With no warning whatsoever, Microsoft on Tuesday released a major update to its Zune 2 platform, providing new versions of its PC-based software, device-based firmware, online music and video store, and social networking service. The update addresses a few of the major issues with the digital media platform and adds a feature iPod and iTunes users have enjoyed for years: The ability to purchase TV shows.

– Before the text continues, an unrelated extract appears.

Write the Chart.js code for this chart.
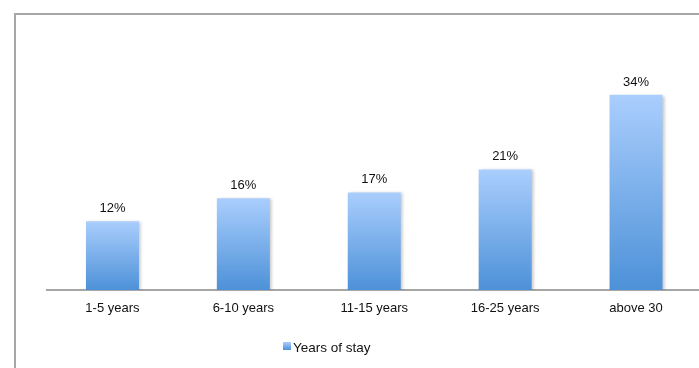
<!DOCTYPE html>
<html>
<head>
<meta charset="utf-8">
<script src="https://cdn.jsdelivr.net/npm/chart.js@4"></script>
<style>
  html, body { margin: 0; padding: 0; background: #fff; overflow: hidden; }
  #frame {
    position: absolute; left: 14px; top: 13px; right: -10px; bottom: -10px;
    border-left: 2px solid #a6a6a6; border-top: 2px solid #a6a6a6;
  }
  #canvas { position: absolute; left: 0; top: 0; }
</style>
</head>
<body>
<div id="frame"></div>
<canvas id="canvas" width="703" height="368"></canvas>
<script>
const categories = ['1-5 years', '6-10 years', '11-15 years', '16-25 years', 'above 30'];
const stay = [12, 16, 17, 21, 34];
const seriesName = 'Years of stay';

const topColor = '#aacefd';
const bottomColor = '#4d91d8';

function barGradient(c) {
  const chart = c.chart;
  if (!chart.chartArea) return bottomColor;
  const y = chart.scales.y;
  const top = y.getPixelForValue(c.raw);
  const base = y.getPixelForValue(0);
  const g = chart.ctx.createLinearGradient(0, top, 0, base);
  g.addColorStop(0, topColor);
  g.addColorStop(1, bottomColor);
  return g;
}

// soft shadow behind the bars
const barShadow = {
  id: 'barShadow',
  beforeDatasetsDraw(chart) {
    const ctx = chart.ctx;
    ctx.save();
    ctx.shadowColor = 'rgba(0,0,0,0.22)';
    ctx.shadowBlur = 3;
    ctx.shadowOffsetX = 2;
    ctx.shadowOffsetY = 1;
  },
  afterDatasetsDraw(chart) {
    chart.ctx.restore();
  }
};

// percentage above each bar
const valueLabels = {
  id: 'valueLabels',
  afterDatasetsDraw(chart) {
    const ctx = chart.ctx;
    const meta = chart.getDatasetMeta(0);
    ctx.save();
    ctx.font = '13px "Liberation Sans", Arial, sans-serif';
    ctx.fillStyle = '#111';
    ctx.textAlign = 'center';
    ctx.textBaseline = 'alphabetic';
    meta.data.forEach((bar, i) => {
      ctx.fillText(stay[i] + '%', bar.x, bar.y - 9);
    });
    ctx.restore();
  }
};

// single legend entry under the axis
const legendEntry = {
  id: 'legendEntry',
  afterDraw(chart) {
    const ctx = chart.ctx;
    const x = 283, y = 342;
    ctx.save();
    const g = ctx.createLinearGradient(0, y, 0, y + 8);
    g.addColorStop(0, topColor);
    g.addColorStop(1, bottomColor);
    ctx.fillStyle = g;
    ctx.fillRect(x, y, 8, 8);
    ctx.font = '13.5px "Liberation Sans", Arial, sans-serif';
    ctx.fillStyle = '#111';
    ctx.textAlign = 'left';
    ctx.textBaseline = 'middle';
    ctx.fillText(seriesName, x + 10, y + 6);
    ctx.restore();
  }
};

const ctx = document.getElementById('canvas').getContext('2d');

const myChart = new Chart(ctx, {
  type: 'bar',
  data: {
    labels: categories,
    datasets: [{
      label: seriesName,
      data: stay,
      backgroundColor: barGradient,
      borderWidth: 0,
      barPercentage: 0.405,
      categoryPercentage: 1
    }]
  },
  options: {
    responsive: false,
    animation: false,
    layout: { padding: { left: 47, right: 1.5, top: 30, bottom: 40.4 } },
    scales: {
      y: {
        display: false,
        min: 0,
        max: 45.3
      },
      x: {
        grid: { display: false, drawTicks: false },
        border: { display: true, color: '#a6a6a6', width: 2 },
        ticks: {
          padding: 11,
          color: '#111',
          font: { family: '"Liberation Sans", Arial, sans-serif', size: 13 }
        }
      }
    },
    plugins: {
      legend: { display: false },
      tooltip: { enabled: false }
    }
  },
  plugins: [barShadow, valueLabels, legendEntry]
});
</script>
</body>
</html>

The addition of a very limited selection of TV shows to the Zune--less than 40 series, compared to several hundred on iTunes--is somewhat a coup for Microsoft, as one of the networks involved, NBC, is boycotting Apple's service over pricing issues. That said, NBC is offering only three series on the Zune---"30 Rock," "Heroes," and "The Office"--and the pricing is identical to what Apple was offering on iTunes, about $1.99 per episode. (Microsoft also promised a "different model" for TV show offerings when it announced the Zune platform last October, but the company is simply duplicating the standard pay-per-episode format used by other services.)
On the functional side, Zune's PC software has been updated to support smart playlists, a feature that was notably missing when Zune 2 launched last year. (The original Zune software supported smart playlists.) All added are new sorting options, device sync improvements, and integrating with Windows Live Messenger. On the social networking side, the Zune Social service and its "Zune Card" functionality has finally been integrated into the Zune PC software and device software. Previously, you could access this functionality only from the Web.
Given that this is the first time Microsoft has updated its Zune 2 software in any meaningful way, it's unclear when we'll see another update. Too, the Zune team is notoriously quiet about its plans and doesn't appear to be interested in pre-briefing the press. However, given that this update is internally referred to as the Spring 2008 Update, one might expect that the Zune team will once again descend into silence for another six months. By that time, of course, Microsoft might simply launch Zune 3.
To date, the Zune has sold poorly. After selling one million units between November 2006 and June 2007, Microsoft announced this week that it has now sold "just north of" two million units overal. So the company's latest generation of devices managed to sell barely above the rate as the previous generation, despite numerous improvements. That's enough to give Microsoft third place tie in the MP3 market with Creative, with about 3 percent share. But it's far below market leader Apple, which sold almost 11 million iPods in just the first quarter of 2008. SanDisk is the number two player in this market overall.